The food situation is what you'd expect from a large all-inclusive — which is to say, volume over precision. The buffet at the main restaurant cycles through international themes with varying conviction. The Japanese option is passable; the Dominican station, unsurprisingly, is the best. I kept returning to the slow-roasted pork with tostones and a hot sauce that had actual personality. The à la carte restaurants require reservations and deliver a noticeable step up — the Italian spot serves a lobster ravioli in brown butter that I'd order again without hesitation. But let's be honest: you're not here for a culinary pilgrimage. You're here because the beach is thirty seconds from your door and the drinks don't stop.

The ocean here doesn't perform for you. It just shows up — relentlessly, absurdly blue — and dares you not to stare.
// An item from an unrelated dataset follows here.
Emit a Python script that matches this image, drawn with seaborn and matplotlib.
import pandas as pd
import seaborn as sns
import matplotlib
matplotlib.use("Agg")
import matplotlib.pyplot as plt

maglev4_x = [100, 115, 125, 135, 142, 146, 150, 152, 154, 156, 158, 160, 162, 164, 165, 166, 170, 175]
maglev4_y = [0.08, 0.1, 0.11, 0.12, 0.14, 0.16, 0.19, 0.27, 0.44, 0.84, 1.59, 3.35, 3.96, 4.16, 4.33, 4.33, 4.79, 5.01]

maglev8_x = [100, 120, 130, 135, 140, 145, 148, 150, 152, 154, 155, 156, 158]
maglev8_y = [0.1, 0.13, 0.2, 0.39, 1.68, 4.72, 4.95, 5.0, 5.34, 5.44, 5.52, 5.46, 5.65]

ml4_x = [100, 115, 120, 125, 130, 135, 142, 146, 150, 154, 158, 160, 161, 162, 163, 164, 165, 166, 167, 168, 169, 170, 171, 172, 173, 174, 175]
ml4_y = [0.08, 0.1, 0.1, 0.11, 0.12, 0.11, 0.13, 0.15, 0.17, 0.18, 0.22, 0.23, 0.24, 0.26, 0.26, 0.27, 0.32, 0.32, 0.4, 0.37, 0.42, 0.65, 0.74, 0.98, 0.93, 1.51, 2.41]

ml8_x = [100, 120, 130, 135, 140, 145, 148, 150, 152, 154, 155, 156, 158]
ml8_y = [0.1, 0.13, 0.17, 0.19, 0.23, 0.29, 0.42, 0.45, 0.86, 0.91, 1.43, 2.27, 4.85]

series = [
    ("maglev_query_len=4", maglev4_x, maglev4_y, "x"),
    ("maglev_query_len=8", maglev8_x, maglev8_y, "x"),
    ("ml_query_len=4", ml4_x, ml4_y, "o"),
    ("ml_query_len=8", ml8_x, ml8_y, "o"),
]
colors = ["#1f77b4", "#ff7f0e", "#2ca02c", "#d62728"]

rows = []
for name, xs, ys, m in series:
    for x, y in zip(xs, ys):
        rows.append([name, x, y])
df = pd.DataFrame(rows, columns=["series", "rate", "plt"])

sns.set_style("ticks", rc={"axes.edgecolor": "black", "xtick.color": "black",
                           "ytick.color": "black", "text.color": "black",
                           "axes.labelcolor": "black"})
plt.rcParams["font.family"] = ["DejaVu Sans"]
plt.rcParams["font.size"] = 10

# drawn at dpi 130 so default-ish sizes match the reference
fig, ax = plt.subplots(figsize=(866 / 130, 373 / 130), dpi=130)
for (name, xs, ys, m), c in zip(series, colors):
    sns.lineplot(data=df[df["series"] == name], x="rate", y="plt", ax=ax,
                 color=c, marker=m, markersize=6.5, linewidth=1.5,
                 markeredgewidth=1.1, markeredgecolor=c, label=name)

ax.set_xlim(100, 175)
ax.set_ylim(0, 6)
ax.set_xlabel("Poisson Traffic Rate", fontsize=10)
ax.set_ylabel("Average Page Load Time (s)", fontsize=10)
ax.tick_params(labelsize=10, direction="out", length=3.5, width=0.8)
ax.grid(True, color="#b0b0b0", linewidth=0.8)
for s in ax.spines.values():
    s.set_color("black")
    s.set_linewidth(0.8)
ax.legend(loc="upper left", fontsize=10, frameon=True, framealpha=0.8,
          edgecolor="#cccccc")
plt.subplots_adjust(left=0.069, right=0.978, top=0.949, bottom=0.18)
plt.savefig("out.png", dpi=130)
The pool complex is where the resort's personality reveals itself. There are several — a quiet adults-only pool tucked behind a hedge, a main pool with a swim-up bar that gets loud by noon, and a lazy river that winds through the property like a slow thought. I spent an embarrassing number of hours in the lazy river, drifting past strangers who'd clearly made the same calculation: why walk when the current will carry you? The swim-up bar serves a coconut rum drink in a pineapple that's exactly as ridiculous as it sounds, and exactly as good.

What the resort doesn't do well is intimacy. The sheer scale of the place — the hundreds of rooms, the multiple restaurants, the entertainment stages — means you're always aware of the machine behind the magic. Staff are friendly but stretched thin. The lobby can feel like an airport terminal at peak check-in. And the evening entertainment, while enthusiastic, leans heavily on volume over subtlety. I watched a fire-dancing show one night that was genuinely impressive and a karaoke session the next that made me grateful for the thickness of my room's walls. This is not a place for quiet romance. It's a place for people who want the Caribbean served big, loud, and cold.

What Stays

The thing I keep returning to, days later, isn't the pool or the food or even the beach, though the beach is extraordinary. It's a moment on the second evening. I'd walked past the resort's edge, where the manicured sand gives way to a wilder stretch of shore, and the light was doing something I'd never seen — turning the shallows into liquid copper while the deeper water stayed almost black. A local fisherman was pulling in a net about fifty yards out, knee-deep, unhurried. The resort's music was still audible behind me, a faint bass line, but out here it felt like someone else's life.

This is a resort for groups, for families who want sand and sun without logistics, for couples who like their romance with a soundtrack. It is not for the traveler who wants to disappear into a place. It is for the traveler who wants a place to disappear from everything else.

All-inclusive rates start around 210 US$ per night for a standard double, ocean-view rooms running higher — a price that covers every meal, every drink, every hour in the lazy river where the current does the thinking for you. For what you get — a Caribbean beach that still has the nerve to surprise you, a room that lets you sleep like the sea is breathing for you — it's a fair trade.

That fisherman is probably still out there, pulling his net through copper water, not looking back.